As human rights organizations accumulated more user­-documented footage of human rights abuses, the need to store the data increased.

“One of the huge questions in this domain is archiving,” said Aronson. “I think that it’s really important to gather this information for posterity so that we can use it in the future and so that we can understand how other people can use it in the future.”

Yet, many online videos and photos of human rights abuses violate the terms of services of platforms, like YouTube and Facebook, because of their graphic content. This poses a challenge for human rights defenders, who try to gather the user-­generated media for statistics and evidence. Aronson seeks to address this problem: “The question then becomes, well, where do they keep it? Do they provide it to some organization for safekeeping? Do they keep it in their servers even if it violates their terms of service? It’s very challenging."

Aronson describes the technology used by the Center for Human Rights Science as a “filtering mechanism” that human rights defenders use to find relevant images and the audio of human rights abuses.

As of now, the Center’s most prominent projects analyze content from the Euromaidan protests in Ukraine and the ongoing conflict in Syria. The Center anticipates collecting data from U.S.­-based protests and human rights abuses in the future. The reports from this project will be published in a series called Voice of Witness.

“One of the big things that we’re developing, what it will be able to do is to find objects using computer vision and machine learning,” he said. “So tanks, helicopters. It works also for sounds. So particular kinds of weapons, you can key in and ask it to find a particular kind of sound of a particular type of weapon if you’re interested in that. Screams. Crying. It also works for some spoken language. So if there’s a particular phrase that a group uses or that’s of interest to you, you can search or that.”

Aronson recognizes the limited power of user­-generated media in legal proceedings, but believes that it can aid a witness’s testimony. Videos and images provide context and perhaps proof of human rights abuses, even if they do not stand as direct evidence.

The other challenge posed by user­-generated content is the reputability of the content creators themselves. “I think the challenge is really to understand not just what’s being put online, but why.

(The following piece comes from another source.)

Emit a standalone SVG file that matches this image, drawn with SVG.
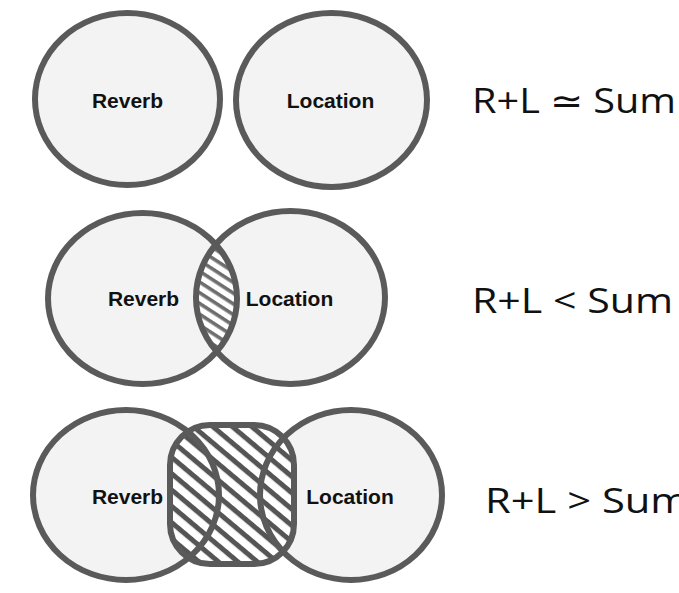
<svg xmlns="http://www.w3.org/2000/svg" width="679" height="593" viewBox="0 0 679 593">
<style>
.fill{fill:#f3f3f3;stroke:none}
.ring{fill:none;stroke:#5a5a5a;stroke-width:6}
.lbl{font-family:"Liberation Sans",Arial,sans-serif;font-weight:bold;font-size:21px;fill:#111;text-anchor:middle}
.eq{font-family:"Open Sans","Liberation Sans",sans-serif;font-size:35px;fill:#111}
</style>
<defs>
<pattern id="hatchA" width="9" height="9" patternUnits="userSpaceOnUse" patternTransform="rotate(33)">
<rect width="9" height="9" fill="#ffffff"/>
<rect y="0" width="9" height="3.6" fill="#6e6e6e"/>
</pattern>
<pattern id="hatchB" width="12.5" height="12.5" patternUnits="userSpaceOnUse" patternTransform="rotate(40)">
<rect width="12.5" height="12.5" fill="#ffffff"/>
<rect y="0" width="12.5" height="5" fill="#555555"/>
</pattern>
<clipPath id="clipL2"><ellipse cx="142.5" cy="298.5" rx="94.5" ry="85.5"/></clipPath>
</defs>
<rect width="679" height="593" fill="#ffffff"/>

<g id="row1">
<g id="r1-reverb">
<ellipse class="fill" cx="127.5" cy="99" rx="92.5" ry="86"/>
<ellipse class="ring" cx="127.5" cy="99" rx="92.5" ry="86"/>
<text class="lbl" x="127.5" y="108">Reverb</text>
</g>
<g id="r1-location">
<ellipse class="fill" cx="331.5" cy="100" rx="95.5" ry="87"/>
<ellipse class="ring" cx="331.5" cy="100" rx="95.5" ry="87"/>
<text class="lbl" x="330.5" y="108">Location</text>
</g>
<text id="r1-eq" class="eq" x="472" y="113" textLength="204" lengthAdjust="spacingAndGlyphs">R+L ≃ Sum</text>
</g>

<g id="row2">
<g id="r2-shapes">
<ellipse class="fill" cx="142.5" cy="298.5" rx="94.5" ry="85.5"/>
<ellipse class="fill" cx="290.5" cy="297.5" rx="94.5" ry="86.5"/>
<ellipse cx="290.5" cy="297.5" rx="94.5" ry="86.5" fill="url(#hatchA)" clip-path="url(#clipL2)"/>
<ellipse class="ring" cx="142.5" cy="298.5" rx="94.5" ry="85.5"/>
<ellipse class="ring" cx="290.5" cy="297.5" rx="94.5" ry="86.5"/>
</g>
<text class="lbl" x="143.5" y="306">Reverb</text>
<text class="lbl" x="289.5" y="306">Location</text>
<text id="r2-eq" class="eq" x="472" y="313" textLength="201" lengthAdjust="spacingAndGlyphs">R+L &lt; Sum</text>
</g>

<g id="row3">
<g id="r3-shapes">
<ellipse class="fill" cx="126" cy="495" rx="93" ry="85"/>
<ellipse class="fill" cx="351" cy="495" rx="91" ry="85"/>
<rect x="170" y="425" width="124" height="139" rx="40" ry="40" fill="url(#hatchB)"/>
<ellipse class="ring" cx="126" cy="495" rx="93" ry="85"/>
<ellipse class="ring" cx="351" cy="495" rx="91" ry="85"/>
<rect x="170" y="425" width="124" height="139" rx="40" ry="40" fill="none" stroke="#5a5a5a" stroke-width="6"/>
</g>
<text class="lbl" x="127.5" y="504">Reverb</text>
<text class="lbl" x="350" y="504">Location</text>
<text id="r3-eq" class="eq" x="485" y="513" textLength="204" lengthAdjust="spacingAndGlyphs">R+L &gt; Sum</text>
</g>
</svg>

Every video tells a story, and every story provides someone’s perspective, and so it’s really important to understand that part, in addition to trying to figure out how to extract information from these sources,” said Aronson.

The Center intends to share their developing technology with their current partners, including Human Rights Watch and Amnesty International.

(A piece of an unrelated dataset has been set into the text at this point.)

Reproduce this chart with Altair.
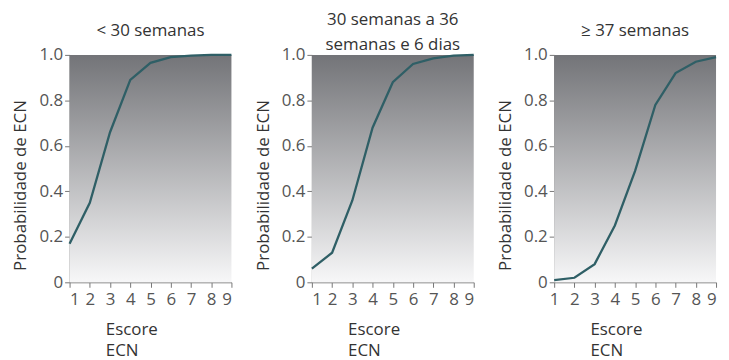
import altair as alt
import pandas as pd

escore = [1, 2, 3, 4, 5, 6, 7, 8, 9]
prob_lt30 = [0.17, 0.35, 0.66, 0.89, 0.965, 0.99, 0.997, 1.0, 1.0]
prob_30_36 = [0.06, 0.13, 0.36, 0.68, 0.88, 0.96, 0.985, 0.997, 1.0]
prob_ge37 = [0.01, 0.02, 0.08, 0.25, 0.49, 0.78, 0.92, 0.97, 0.99]
titles = [["< 30 semanas"], ["30 semanas a 36", "semanas e 6 dias"], ["≥ 37 semanas"]]
title_offsets = [6, -8, 6]
y_ticks = [0, 0.2, 0.4, 0.6, 0.8, 1.0]

FONT = "Open Sans"
W, H = 163, 229

gradient = alt.LinearGradient(
    gradient="linear",
    x1=0, x2=0, y1=0, y2=1,
    stops=[
        alt.GradientStop(offset=0, color="#737478"),
        alt.GradientStop(offset=1, color="#f7f7f8"),
    ],
)

bg_df = pd.DataFrame({"x0": [escore[0]], "x1": [escore[-1]], "y0": [y_ticks[0]], "y1": [y_ticks[-1]]})


def x_axis(last_right):
    kw = {}
    if last_right:
        kw["labelAlign"] = {"condition": {"test": "datum.value == 9", "value": "right"}, "value": "center"}
    return alt.Axis(
        values=escore,
        format="d",
        title=["Escore", "ECN"],
        titleAlign="left",
        titleAnchor="start",
        titleX=36,
        titleY=40,
        titleBaseline="top",
        titleLineHeight=21,
        labelPadding=4,
        **kw,
    )


y_axis = alt.Axis(
    values=y_ticks,
    labelExpr="datum.value == 0 ? '0' : format(datum.value, '.1f')",
    title="Probabilidade de ECN",
    titleFontSize=17,
    titleAngle=-90,
    titleAlign="center",
    titleBaseline="middle",
    titleX=-49,
    titleY=131,
)


def panel(values, title, off, last_right):
    df = pd.DataFrame({"escore": escore, "prob": values})
    xscale = alt.Scale(domain=[1, 9], nice=False)
    yscale = alt.Scale(domain=[0, 1], nice=False)
    xa = x_axis(last_right)
    bg = alt.Chart(bg_df).mark_rect(color=gradient).encode(
        x=alt.X("x0:Q", scale=xscale, axis=xa),
        x2="x1:Q",
        y=alt.Y("y0:Q", scale=yscale, axis=y_axis),
        y2="y1:Q",
    )
    line = alt.Chart(df).mark_line(color="#2f5f66", strokeWidth=2.3).encode(
        x=alt.X("escore:Q", scale=xscale, axis=xa),
        y=alt.Y("prob:Q", scale=yscale, axis=y_axis),
    )
    return alt.layer(bg, line).properties(
        width=W,
        height=H,
        title=alt.TitleParams(text=title, offset=off, fontSize=17, font=FONT,
                              fontWeight="normal", color="#333333", lineHeight=25,
                              frame="group"),
    )


series = [prob_lt30, prob_30_36, prob_ge37]
charts = [panel(v, t, o, i == 2) for i, (v, t, o) in enumerate(zip(series, titles, title_offsets))]

chart = alt.hconcat(*charts, spacing=81, bounds="flush").properties(
    padding={"left": 3, "top": 2, "right": 0, "bottom": 0}
).configure_view(
    stroke=None,
).configure_axis(
    grid=False,
    domainColor="#777777",
    tickColor="#777777",
    tickSize=5,
    labelFont=FONT,
    labelFontSize=17,
    labelColor="#555555",
    titleFont=FONT,
    titleFontSize=17,
    titleFontWeight="normal",
    titleColor="#333333",
)

chart.save("out.html", embed_options={"renderer": "svg", "actions": False})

The Center’s leaders have not yet decided how to make the technology available to more human rights organizations, or even to the public, although they realize that the technology will probably be commercialized in the coming years.

“We’re trying to figure out the best way to make the technology available to the human rights community, in a usable but also in a responsible way, in the sense that it’s powerful, it can extract things out of video quickly,” said Aronson.

Mossab Alsadig, a junior computer science major, was skeptical about the ability of user-generated content to inform people of the nuances of an issue.

“The media is usually a small picture, so it’s naturally going to be missing a lot of the context surrounding the initial issue,” she said. “And when that’s left out the conversations become really skewed, one sided, and uninformed.”

Junior statistics and technical writing major Angie Tang also voiced her concerns about social media’s role, yet ultimately approved its purpose: “Overall, I think social media and user-generated content can positively benefit the organization’s mission, since they show how these abuses and protests are a reality. I think with the right organization, it can be a very powerful tool to help with social good.”